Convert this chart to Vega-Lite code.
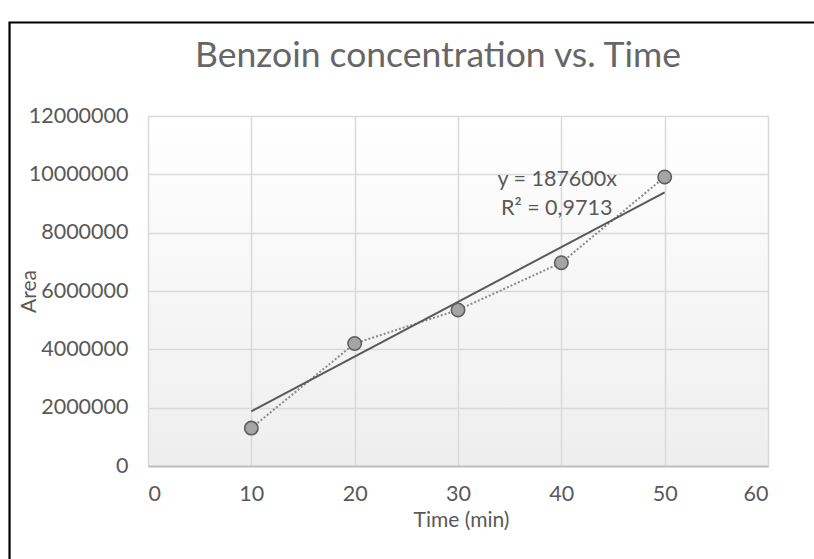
{
  "$schema": "https://vega.github.io/schema/vega-lite/v6.json",
  "width": 620,
  "height": 350,
  "autosize": {"type": "none"},
  "padding": {"left": 148, "top": 116, "right": 46, "bottom": 93},
  "background": "white",
  "title": {
    "text": "Benzoin concentration vs. Time",
    "font": "Lato",
    "fontSize": 35.5,
    "fontWeight": "normal",
    "color": "#666666",
    "anchor": "middle",
    "frame": "group",
    "dx": -20,
    "offset": -53
  },
  "datasets": {
    "pts": [
      {"time": 10, "area": 1300000},
      {"time": 20, "area": 4200000},
      {"time": 30, "area": 5350000},
      {"time": 40, "area": 6970000},
      {"time": 50, "area": 9910000}
    ],
    "trend": [
      {"time": 10, "area": 1876000},
      {"time": 50, "area": 9380000}
    ],
    "notes": [
      {"time": 39.6, "area": 9806000, "label": "y = 187600x"},
      {"time": 39.55, "area": 8811000, "label": "R² = 0,9713"}
    ]
  },
  "layer": [
    {
      "data": {"name": "pts"},
      "mark": {"type": "line", "color": "#8a8a8a", "strokeWidth": 2, "strokeDash": [2, 2]},
      "encoding": {
        "x": {
          "field": "time",
          "type": "quantitative",
          "scale": {"domain": [0, 60], "nice": false, "zero": false},
          "axis": {
            "values": [0, 10, 20, 30, 40, 50, 60],
            "title": "Time (min)",
            "labelPadding": 17,
            "domain": true,
            "domainColor": "#bfbfbf",
            "domainWidth": 2,
            "titleX": 313,
            "titleY": 54,
            "titleAlign": "center",
            "titleBaseline": "middle"
          }
        },
        "y": {
          "field": "area",
          "type": "quantitative",
          "scale": {"domain": [0, 12000000], "nice": false, "zero": false},
          "axis": {
            "values": [0, 2000000, 4000000, 6000000, 8000000, 10000000, 12000000],
            "format": "d",
            "title": "Area",
            "labelPadding": 20,
            "titleX": -119,
            "titleY": 175,
            "titleAngle": -90,
            "titleAlign": "center",
            "titleBaseline": "middle"
          }
        }
      }
    },
    {
      "data": {"name": "trend"},
      "mark": {"type": "line", "color": "#595959", "strokeWidth": 2},
      "encoding": {
        "x": {"field": "time", "type": "quantitative"},
        "y": {"field": "area", "type": "quantitative"}
      }
    },
    {
      "data": {"name": "pts"},
      "mark": {"type": "point", "shape": "circle", "filled": true, "size": 180, "fill": "#a5a5a5", "stroke": "#5f5f5f", "strokeWidth": 1.6, "opacity": 1},
      "encoding": {
        "x": {"field": "time", "type": "quantitative"},
        "y": {"field": "area", "type": "quantitative"}
      }
    },
    {
      "data": {"name": "notes"},
      "mark": {"type": "text", "font": "Lato", "fontSize": 21.5, "color": "#595959", "align": "center", "baseline": "middle"},
      "encoding": {
        "x": {"field": "time", "type": "quantitative"},
        "y": {"field": "area", "type": "quantitative"},
        "text": {"field": "label", "type": "nominal"}
      }
    },
    {
      "data": {"values": [{"x0": -13.4, "x1": 66, "y0": 15206000, "y1": -3600000}]},
      "mark": {"type": "rect", "fillOpacity": 0, "stroke": "#000000", "strokeWidth": 2.2, "clip": false},
      "encoding": {
        "x": {"field": "x0", "type": "quantitative"},
        "x2": {"field": "x1"},
        "y": {"field": "y0", "type": "quantitative"},
        "y2": {"field": "y1"}
      }
    }
  ],
  "config": {
    "font": "Lato",
    "view": {
      "stroke": null,
      "fill": {
        "gradient": "linear",
        "x1": 0, "y1": 0, "x2": 0, "y2": 1,
        "stops": [
          {"offset": 0, "color": "#ffffff"},
          {"offset": 1, "color": "#eeeeee"}
        ]
      }
    },
    "axis": {
      "labelFont": "Lato",
      "titleFont": "Lato",
      "labelFontSize": 21.5,
      "titleFontSize": 21,
      "titleFontWeight": "normal",
      "labelColor": "#595959",
      "titleColor": "#595959",
      "gridColor": "#d9d9d9",
      "gridWidth": 1.5,
      "gridOpacity": 1,
      "domain": false,
      "ticks": false
    }
  }
}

The problem:
Every line of text is to be repeated exactly; pictures are left out.

Reply:
Convert this chart to Vega-Lite code.
{
  "$schema": "https://vega.github.io/schema/vega-lite/v6.json",
  "width": 620,
  "height": 350,
  "autosize": {"type": "none"},
  "padding": {"left": 148, "top": 116, "right": 46, "bottom": 93},
  "background": "white",
  "title": {
    "text": "Benzoin concentration vs. Time",
    "font": "Lato",
    "fontSize": 35.5,
    "fontWeight": "normal",
    "color": "#666666",
    "anchor": "middle",
    "frame": "group",
    "dx": -20,
    "offset": -53
  },
  "datasets": {
    "pts": [
      {"time": 10, "area": 1300000},
      {"time": 20, "area": 4200000},
      {"time": 30, "area": 5350000},
      {"time": 40, "area": 6970000},
      {"time": 50, "area": 9910000}
    ],
    "trend": [
      {"time": 10, "area": 1876000},
      {"time": 50, "area": 9380000}
    ],
    "notes": [
      {"time": 39.6, "area": 9806000, "label": "y = 187600x"},
      {"time": 39.55, "area": 8811000, "label": "R² = 0,9713"}
    ]
  },
  "layer": [
    {
      "data": {"name": "pts"},
      "mark": {"type": "line", "color": "#8a8a8a", "strokeWidth": 2, "strokeDash": [2, 2]},
      "encoding": {
        "x": {
          "field": "time",
          "type": "quantitative",
          "scale": {"domain": [0, 60], "nice": false, "zero": false},
          "axis": {
            "values": [0, 10, 20, 30, 40, 50, 60],
            "title": "Time (min)",
            "labelPadding": 17,
            "domain": true,
            "domainColor": "#bfbfbf",
            "domainWidth": 2,
            "titleX": 313,
            "titleY": 54,
            "titleAlign": "center",
            "titleBaseline": "middle"
          }
        },
        "y": {
          "field": "area",
          "type": "quantitative",
          "scale": {"domain": [0, 12000000], "nice": false, "zero": false},
          "axis": {
            "values": [0, 2000000, 4000000, 6000000, 8000000, 10000000, 12000000],
            "format": "d",
            "title": "Area",
            "labelPadding": 20,
            "titleX": -119,
            "titleY": 175,
            "titleAngle": -90,
            "titleAlign": "center",
            "titleBaseline": "middle"
          }
        }
      }
    },
    {
      "data": {"name": "trend"},
      "mark": {"type": "line", "color": "#595959", "strokeWidth": 2},
      "encoding": {
        "x": {"field": "time", "type": "quantitative"},
        "y": {"field": "area", "type": "quantitative"}
      }
    },
    {
      "data": {"name": "pts"},
      "mark": {"type": "point", "shape": "circle", "filled": true, "size": 180, "fill": "#a5a5a5", "stroke": "#5f5f5f", "strokeWidth": 1.6, "opacity": 1},
      "encoding": {
        "x": {"field": "time", "type": "quantitative"},
        "y": {"field": "area", "type": "quantitative"}
      }
    },
    {
      "data": {"name": "notes"},
      "mark": {"type": "text", "font": "Lato", "fontSize": 21.5, "color": "#595959", "align": "center", "baseline": "middle"},
      "encoding": {
        "x": {"field": "time", "type": "quantitative"},
        "y": {"field": "area", "type": "quantitative"},
        "text": {"field": "label", "type": "nominal"}
      }
    },
    {
      "data": {"values": [{"x0": -13.4, "x1": 66, "y0": 15206000, "y1": -3600000}]},
      "mark": {"type": "rect", "fillOpacity": 0, "stroke": "#000000", "strokeWidth": 2.2, "clip": false},
      "encoding": {
        "x": {"field": "x0", "type": "quantitative"},
        "x2": {"field": "x1"},
        "y": {"field": "y0", "type": "quantitative"},
        "y2": {"field": "y1"}
      }
    }
  ],
  "config": {
    "font": "Lato",
    "view": {
      "stroke": null,
      "fill": {
        "gradient": "linear",
        "x1": 0, "y1": 0, "x2": 0, "y2": 1,
        "stops": [
          {"offset": 0, "color": "#ffffff"},
          {"offset": 1, "color": "#eeeeee"}
        ]
      }
    },
    "axis": {
      "labelFont": "Lato",
      "titleFont": "Lato",
      "labelFontSize": 21.5,
      "titleFontSize": 21,
      "titleFontWeight": "normal",
      "labelColor": "#595959",
      "titleColor": "#595959",
      "gridColor": "#d9d9d9",
      "gridWidth": 1.5,
      "gridOpacity": 1,
      "domain": false,
      "ticks": false
    }
  }
}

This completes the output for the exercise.